Amazon Torture Factory

PUBLISHED: 7:38 PM 1 Jun 2018

Amazon Under Fire After Massive Emergencies Highlight Sweat Shop Conditions

Some pregnant women were forced to stand for 10 hours straight, many going into labor, but others were electrocuted.

The huge company has worked employees so hard that miscarriages happen.

The horrors of working Amazon’s warehouse are infamous. Perhaps no place other than factories in China see worse treatment; rushed bathroom breaks, mere moments to eat lunch, exhaustion, burdensome quotas, and the constant threat of termination make life there a pure hell. As the Business Inside has written today, “Amazon is under fire again over the way it treats the thousands of people who work at its warehouses” thanks to an investigation that showed “600 ambulance calls to its UK sites over the past three years.

A Freedom of Information Act request from GMB, a British trade union, has found that “115 ambulance calls” just to Amazon’s Rugeley warehouse location took place. Those who studied the abuse from Amazon say that they have “never seen conditions like this” before.

Three of the ambulances in England were summoned “for maternity- and pregnancy-related issues and three for major trauma.” Far more alarming, “14 calls for people with breathing problems, one call for the building being on fire, and two for electrocution,” findings have confirmed.

To put this into light, a “Tesco warehouse close to Rugeley” has seen only eight ambulance calls during this same time frame. Clearly, something dreadful is happening at Amazon.

GMB officer Mick Rix feels that the “something” is that workers are treated like robots, not like staff members. “Hundreds of ambulance call-outs, pregnant women telling us they are forced to stand for 10 hours a day, pick, stow, stretch, and bend, pull heavy carts, and walk miles — even miscarriages and pregnancy issues at work,” he stated.

I’ve never seen figures like this — Amazon Rugeley must be one of the most dangerous places to work in Britain. Amazon should be absolutely ashamed of themselves,” he added. It remains to be seen if the Jeff Bezos led empire cares about anything but the almighty dollar, however.

Making targets all but impossible to hit and then demanding that they are hit anyhow is what Rix and others feel led to the miscarriage. Amazon, of course, disagrees. A spokesman for the internet giant said that it is “simply not correct to suggest that we have unsafe working conditions based on this data or on unsubstantiated anecdotes.”

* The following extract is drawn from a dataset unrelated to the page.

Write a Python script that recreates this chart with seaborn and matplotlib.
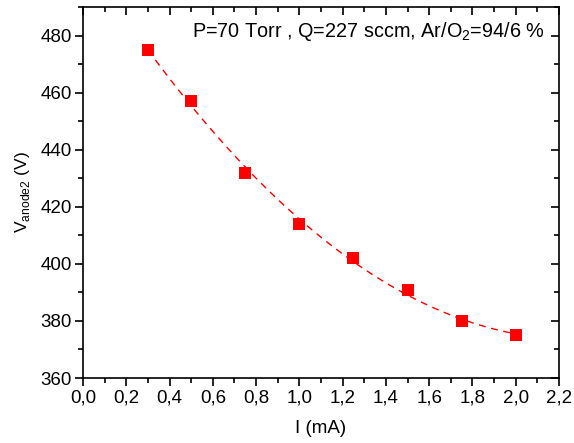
import matplotlib
matplotlib.use("Agg")
import matplotlib.pyplot as plt
import seaborn as sns
import pandas as pd
from matplotlib.ticker import AutoMinorLocator

# data
current_mA = [0.3, 0.5, 0.75, 1.0, 1.25, 1.5, 1.75, 2.0]
voltage_V = [475, 457, 432, 414, 402, 391, 380, 375]
x_tick_values = [0.0, 0.2, 0.4, 0.6, 0.8, 1.0, 1.2, 1.4, 1.6, 1.8, 2.0, 2.2]
x_tick_labels = ["0,0", "0,2", "0,4", "0,6", "0,8", "1,0", "1,2", "1,4", "1,6", "1,8", "2,0", "2,2"]
y_tick_values = [360, 380, 400, 420, 440, 460, 480]

df = pd.DataFrame({"I": current_mA, "V": voltage_V})

sns.set_theme(style="ticks")
plt.rcParams["font.family"] = ["Liberation Sans", "DejaVu Sans"]

FS = 13.5

fig = plt.figure(figsize=(5.74, 4.43), dpi=100)
ax = fig.add_axes([0.1446, 0.1467, 0.8293, 0.8373])

sns.regplot(data=df, x="I", y="V", order=2, ci=None, ax=ax, marker="s",
            scatter_kws=dict(s=75, color="#ff0000", edgecolor="none", alpha=1, zorder=3),
            line_kws=dict(color="#ff0000", lw=1.0, ls=(0, (5, 4)), zorder=2))

ax.set_xlim(0, 2.2)
ax.set_ylim(360, 490)
ax.set_xticks(x_tick_values)
ax.set_xticklabels(x_tick_labels)
ax.set_yticks(y_tick_values)
ax.xaxis.set_minor_locator(AutoMinorLocator(2))
ax.yaxis.set_minor_locator(AutoMinorLocator(2))

ax.tick_params(which="both", direction="out", labelsize=FS, color="black", width=1.2, labelcolor="black", pad=2)
ax.tick_params(which="major", length=6)
ax.tick_params(which="minor", length=3.5)

# mirrored inward ticks on top/right
secx = ax.secondary_xaxis("top")
secx.set_xticks(x_tick_values)
secx.xaxis.set_minor_locator(AutoMinorLocator(2))
secx.tick_params(which="both", direction="in", labeltop=False, width=1.2, color="black")
secx.tick_params(which="major", length=6)
secx.tick_params(which="minor", length=3.5)
secy = ax.secondary_yaxis("right")
secy.set_yticks(y_tick_values)
secy.yaxis.set_minor_locator(AutoMinorLocator(2))
secy.tick_params(which="both", direction="in", labelright=False, width=1.2, color="black")
secy.tick_params(which="major", length=6)
secy.tick_params(which="minor", length=3.5)
for a in (secx, secy):
    for s in a.spines.values():
        s.set_visible(False)

for s in ax.spines.values():
    s.set_color("black")
    s.set_linewidth(1.2)
    s.set_visible(True)

ax.set_xlabel("I (mA)", fontsize=FS, color="black", labelpad=10)
ax.set_ylabel(r"V$_{\mathregular{anode2}}$ (V)", fontsize=12.5, color="black", labelpad=6)
ax.text(0.97, 0.935, r"P=70 Torr , Q=227 sccm, Ar/O$_{\mathregular{2}}$=94/6 %",
        transform=ax.transAxes, ha="right", va="center", fontsize=14.3, color="black")

fig.savefig("out.png", dpi=100, facecolor="white")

They continued, “Requests for ambulance services at our fulfillment centers are predominantly associated with personal health events and are not work-related. Nevertheless, ambulance visits at our UK fulfillment centers last year was 0.00001 per worked hour, which is dramatically low.” This would seem to carry some weight until it is remembered that the aforementioned Tesco has number far, far smaller.

So do most warehouses, as a matter of fact.

One worker found out that she was pregnant and asked Amazon to move her. “I was told I could not be transferred and must continue picking, which involves bending, stretching, and moving a heavy cart, and walking miles.” she lamented.

Amazon said in response to this, “Once we know someone is pregnant we work closely with them and carry out a full risk assessment and, if necessary, consult a doctor. If the employee’s health or that of the unborn child is at risk due to the work that they are employed to do by Amazon, we will vary the employee’s conditions to alleviate all risk, or find the employee a suitable alternative role. We will, as a last option, place the employee on full paid sick leave.

Their claims, however, don’t seem to be supported by facts and action.

The powerful, yet seemingly heartless, company has denied the claims against them over and over, yet all the stories match. Workers who have never met each other from different plants all report the same kinds of horror, yet everyone is supposed to just ignore this abuse and keep buying.

That is all that Amazon cares about, so perhaps, it is time that a few fewer purchases take place until some drastic (and well overdue) changes are made.